Eine der Großen im Indierock-Segment
Harvey ist von ihrer Physiognomie her eine zierliche Erscheinung. Doch als Künstlerin ist sie eine der Großen im Indierock-Segment. Im Alter von 17 Jahren verließ sie die Schule, kaufte sich eine Gitarre und schrieb erste eigene Songs. Kurz darauf gründete sie eine Band und wurde bei einem ihrer frühen Auftritte von John Parish, seinerzeit Frontmann von Automatic Dlamini, entdeckt. Sie schloss sich dessen Band an, suchte sich aber 1991 wieder eine eigene, mit der sie ein Jahr später das Debütalbum „Dry“ veröffentlichte. Damals wurde sie bereits als vielversprechende Newcomerin gehandelt. Ihre Single „Dress“ hatte sich zuvor schon wochenlang in den britischen Indie-Charts gehalten und war im britischen Musikszene-Organ New Musical Express (NME) von Gastkritiker John Peel (BBC-Radio-1-Legende) zur „Single der Woche“ ernannt worden.

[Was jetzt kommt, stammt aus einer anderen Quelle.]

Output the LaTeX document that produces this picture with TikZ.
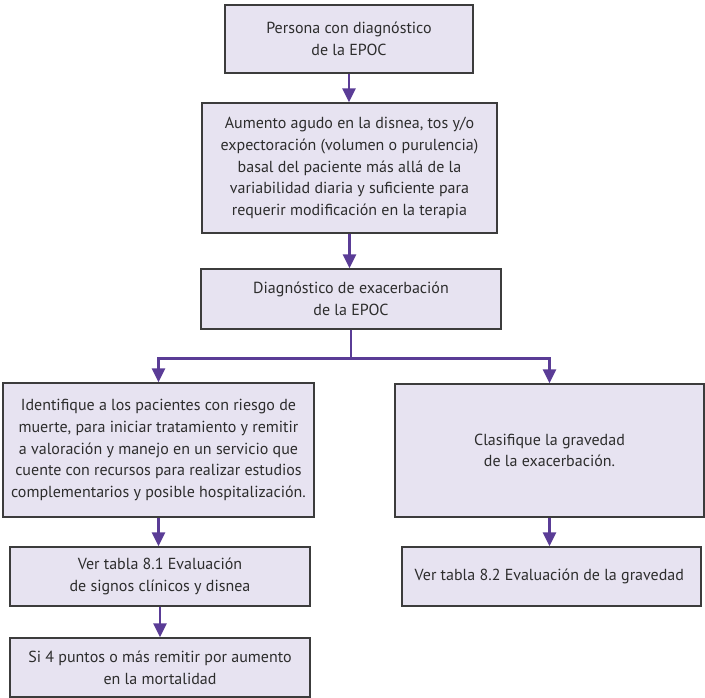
\documentclass[tikz,border=0pt]{standalone}
\usepackage{fontspec}
\setmainfont{PT Sans}
\usetikzlibrary{arrows.meta, positioning, calc}

\definecolor{boxfill}{RGB}{231,227,241}
\definecolor{boxline}{RGB}{60,60,60}
\definecolor{boxtext}{RGB}{45,45,45}
\definecolor{arrowpurple}{RGB}{90,60,150}

\begin{document}
\begin{tikzpicture}[
		x=1pt, y=-1pt,
		state/.style={draw=boxline, rectangle, fill=boxfill, line width=1.3pt, text=boxtext,
			inner sep=0pt, align=center, font=\fontsize{16}{21.7}\selectfont},
		flow/.style={draw=arrowpurple, line width=2.6pt,
			-{Triangle[width=13pt,length=14pt]}},
	]
	\useasboundingbox (0,0) rectangle (705,698);

	% -- all boxes --

	\node [state,minimum width=248pt,minimum height=68pt] (persona) at (349, 39) {
		Persona con diagnóstico \\ de la EPOC
	};
	\node [state,minimum width=295pt,minimum height=130pt] (aumento) at (349.5, 168) {
		Aumento agudo en la disnea, tos y/o \\
		expectoración (volumen o purulencia) \\
		basal del paciente más allá de la \\
		variabilidad diaria y suficiente para \\
		requerir modificación en la terapia
	};
	\node [state,minimum width=300pt,minimum height=60pt] (diag) at (351, 299) {
		Diagnóstico de exacerbación \\ de la EPOC
	};
	\node [state,minimum width=311pt,minimum height=134pt] (identif) at (158.5, 450) {
		Identifique a los pacientes con riesgo de \\
		muerte, para iniciar tratamiento y remitir \\
		a valoración y manejo en un servicio que \\
		cuente con recursos para realizar estudios \\
		complementarios y posible hospitalización.
	};
	\node [state,minimum width=309pt,minimum height=133pt] (clasif) at (549.5, 450.5) {
		Clasifique la gravedad \\ de la exacerbación.
	};
	\node [state,minimum width=300pt,minimum height=59pt] (tabla81) at (160, 576.5) {
		Ver tabla 8.1 Evaluación \\ de signos clínicos y disnea
	};
	\node [state,minimum width=300pt,minimum height=59pt] (puntos) at (160, 667.5) {
		Si 4 puntos o más remitir por aumento \\ en la mortalidad
	};
	\node [state,minimum width=299pt,minimum height=59pt] (tabla82) at (551.5, 576.5) {
		Ver tabla 8.2 Evaluación de la gravedad
	};

	% -- straight edges --

	\draw[flow] (persona.south) -- (persona.south |- aumento.north);
	\draw[flow] (aumento.south) -- (aumento.south |- diag.north);
	\draw[flow] (identif.south) -- (identif.south |- tabla81.north);
	\draw[flow] (tabla81.south) -- (tabla81.south |- puntos.north);
	\draw[flow] (clasif.south) -- (clasif.south |- tabla82.north);

	% -- branch --

	\coordinate (split) at ($(diag.south)+(0,29)$);
	\draw[draw=arrowpurple, line width=2.6pt] (diag.south) -- (split);
	\draw[flow] (split) -| (identif.north);
	\draw[flow] (split) -| (clasif.north);
\end{tikzpicture}
\end{document}
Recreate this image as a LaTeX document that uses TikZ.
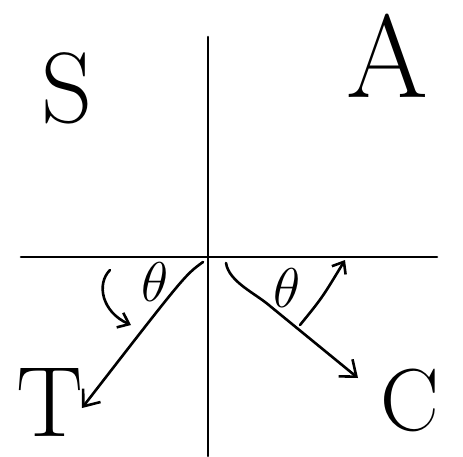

Ihre exzentrische, energiegeladene, gar recht wilde Musik sorgte frühzeitig für Aufsehen. Der Rolling Stone kürte Harvey 1992 gar zur besten Songschreiberin und besten Sängerin des Jahres. Anfang dieses Jahres wurde sie erneut ausgezeichnet – diesmal im Rahmen der Verleihung der „NME Awards“ für ihr Lebenswerk. 22 Jahre ist ihre Solokarriere nunmehr alt und in all diesen hat Harvey nichts an Reiz und Ausstrahlung eingebüßt.
Wie sie schon am Mittwochabend auf die Bühne kam: in Schwarz gekleidet, mit einer Art Federboa/Flügel-Konstruktion auf dem Kopf. Sie wirkte nicht divenhaft, sondern elegant und strahlte Selbstbewusstsein aus. Die Blicke waren auf sie gerichtet, als sie ihren Set mit dem Titelsong ihres aktuellen Studioalbums „Let England Shake“ eröffnete, gefolgt von „The Words That Maketh Murder“ und dem brillanten „C’mon Billy“ (von „To Bring You My Love“, 1995).
Gegenüber ihren Konzerten im Frühjahr spielte sie zu Beginn nicht nur die Songs von „Let England Shake“.

Energisch und wütend

Sie griff auch auf ältere zurück, in denen sie passenderweise energisch und wütend sang. Die von „Let England Shake“ intonierte sie wiederum mit einer kindlich-naiven Stimme, die einen interessanten Gegenpol zu den Texten über Krieg und Gewalt bildete. Bestens dargeboten übrigens in „The Glorious Land“, einem der besten Stücke auf dem Album. In dem heißt es: „How is our glorious country ploughed?/Not by iron ploughs/Our lands is ploughed by tanks and feet/Feet marching/Oh, America/Oh, England.“

„England“ sang sie „Eng-e-land“ und ließ dazu Trompeten wie zum Aufgalopp der attackierenden Truppen vom Band einspielen. Brillant. Umwerfend auch der Klassiker „Down By The Water“, das treibende, perkussive „Pocket Knife“ und die erste Zugabe „Big Exit“ – um nur einige der Höhepunkte zu nennen. Am Ende standen die zwei Harveys, Parish und Butty in Reih und Glied in der Bühnenmitte und ließen sich standesgemäß vom Publikum feiern. Es war ein kalter, aber denkwürdiger Abend.